• **WHAT YOU SHOULD DO**:
Print exactly the lines from the first one down to the line containing "import plotly.graph_objects as go", both ends included, with no pictures and nothing else.

[A run of records]
● ● ● ● ● ● ●

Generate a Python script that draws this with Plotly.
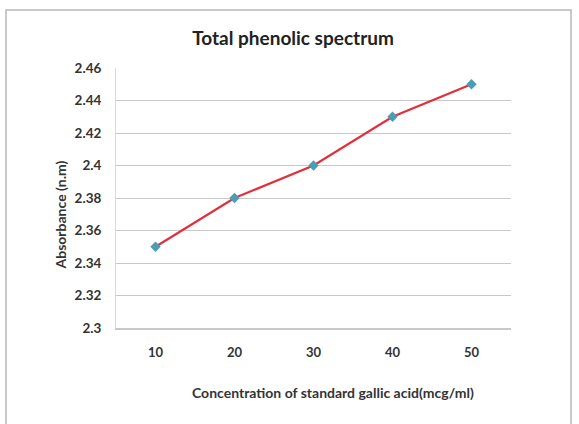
import plotly.graph_objects as go

concentration = ["10", "20", "30", "40", "50"]
absorbance = [2.35, 2.38, 2.40, 2.43, 2.45]
y_ticks = [2.30, 2.32, 2.34, 2.36, 2.38, 2.40, 2.42, 2.44, 2.46]
y_tick_labels = ["2.3", "2.32", "2.34", "2.36", "2.38", "2.4", "2.42", "2.44", "2.46"]

W, H = 579, 424
L, R, T, B = 116, 68, 68, 96
pw, ph = W - L - R, H - T - B

def px(x):
    return (x - L) / pw

def py(y):
    return (H - B - y) / ph

FONT = "Lato, 'Open Sans', sans-serif"

fig = go.Figure()
fig.add_trace(go.Scatter(
    x=concentration, y=absorbance, mode="lines+markers",
    line=dict(color="#e0303c", width=2.2),
    marker=dict(symbol="diamond", size=8, color="#4a9db5"),
    showlegend=False,
))

fig.update_layout(
    width=W, height=H,
    margin=dict(l=L, r=R, t=T, b=B),
    paper_bgcolor="white", plot_bgcolor="white",
    title=dict(text="<b>Total phenolic spectrum</b>", xref="container", x=293 / W,
               xanchor="center", yref="container", y=1 - 38 / H, yanchor="middle",
               font=dict(family=FONT, size=19, color="#222222")),
    xaxis=dict(type="category", range=[-0.5, 4.5], showgrid=False,
               showline=True, linecolor="#c8c8c8", linewidth=1.5,
               ticks="", tickfont=dict(family=FONT, size=13, color="#333333", weight="bold"),
               ticklabelstandoff=12),
    yaxis=dict(range=[2.30, 2.46], tickvals=y_ticks, ticktext=y_tick_labels,
               showgrid=True, gridcolor="#c8c8c8", gridwidth=1.3,
               showline=True, linecolor="#d8d8d8", linewidth=1,
               zeroline=False, ticks="",
               tickfont=dict(family=FONT, size=13.5, color="#333333", weight="bold"),
               ticklabelstandoff=11),
    font=dict(family=FONT),
)

fig.add_annotation(text="<b>Absorbance (n.m)</b>", xref="paper", yref="paper",
                   x=px(49), y=py(215), textangle=-90, showarrow=False,
                   font=dict(family=FONT, size=14, color="#333333"))
fig.add_annotation(text="<b>Concentration of standard gallic acid(mcg/ml)</b>",
                   xref="paper", yref="paper", x=px(333), y=py(403),
                   showarrow=False, font=dict(family=FONT, size=14, color="#333333"))

# outer chart border (left, top, right)
fig.add_shape(type="path", xref="paper", yref="paper",
              path=f"M {px(6)} {py(430)} L {px(6)} {py(10)} L {px(571)} {py(10)} L {px(571)} {py(430)}",
              line=dict(color="#b8b8b8", width=1.5))

fig.write_html("out.html")
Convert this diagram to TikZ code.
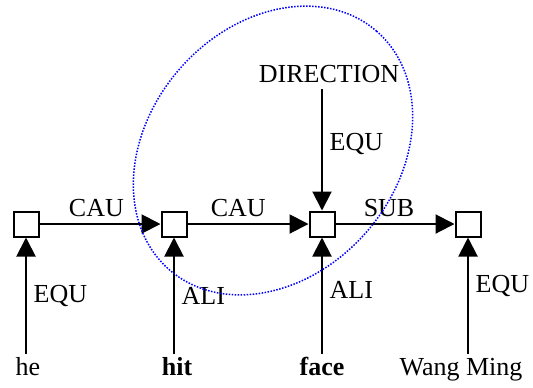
\documentclass[tikz,border=0pt]{standalone}
\usepackage{fontspec}
\setmainfont{Liberation Serif}
\usetikzlibrary{arrows.meta,positioning}
\definecolor{ringblue}{HTML}{0000FF}
\tikzset{
  cell/.style={draw, line width=1pt, minimum size=12.5pt, inner sep=0pt, fill=white},
  word/.style={anchor=base, text height=0.7em, text depth=0.2em},
  link/.style={line width=1pt, -{Triangle[length=9.5pt,width=9.5pt]}},
}

\begin{document}
\begin{tikzpicture}[x=0.5pt,y=0.5pt,font=\fontsize{13}{15}\selectfont]
\useasboundingbox (0,0) rectangle (533,-387);
% concept boxes
\node[cell] (he-box) at (26,-224) {};
\node[cell] (hit-box) at (174,-224) {};
\node[cell] (face-box) at (322,-224) {};
\node[cell] (wang-box) at (468,-224) {};
% words
\node[word] (he) at (28,-375) {he};
\node[word] (hit) at (177,-375) {\textbf{hit}};
\node[word] (face) at (322,-375) {\textbf{face}};
\node[word] (wang) at (461,-375) {Wang Ming};
\node[anchor=base] (dir) at (329,-82) {DIRECTION};
% relations
\draw[link] (he-box) -- node[above, pos=0.47] (cau-a) {CAU} (hit-box);
\draw[link] (hit-box) -- node[above, pos=0.42] (cau-b) {CAU} (face-box);
\draw[link] (face-box) -- node[above, pos=0.45] (sub) {SUB} (wang-box);
\draw[link] (dir.south -| face-box) -- node[right, pos=0.45] (equ-dir) {EQU} (face-box);
\draw[link] (he.north -| he-box) -- node[right] (equ-he) {EQU} (he-box);
\draw[link] (hit.north -| hit-box) -- node[right] (ali-hit) {ALI} (hit-box);
\draw[link] (face.north -| face-box) -- node[right, pos=0.55] (ali-face) {ALI} (face-box);
\draw[link] (wang.north -| wang-box) -- node[right, pos=0.58] (equ-wang) {EQU} (wang-box);
% focus ring
\coordinate (focus) at (273,-150.5);
\draw[ringblue, line width=0.75pt, dash pattern=on 0.75pt off 0.75pt,
  rotate around={49:(focus)}] (focus) ellipse [x radius=158, y radius=124];
\end{tikzpicture}
\end{document}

● ● ● ● ● ● ●

• **ANSWER TO THE EXERCISE**:
Generate a Python script that draws this with Plotly.
import plotly.graph_objects as go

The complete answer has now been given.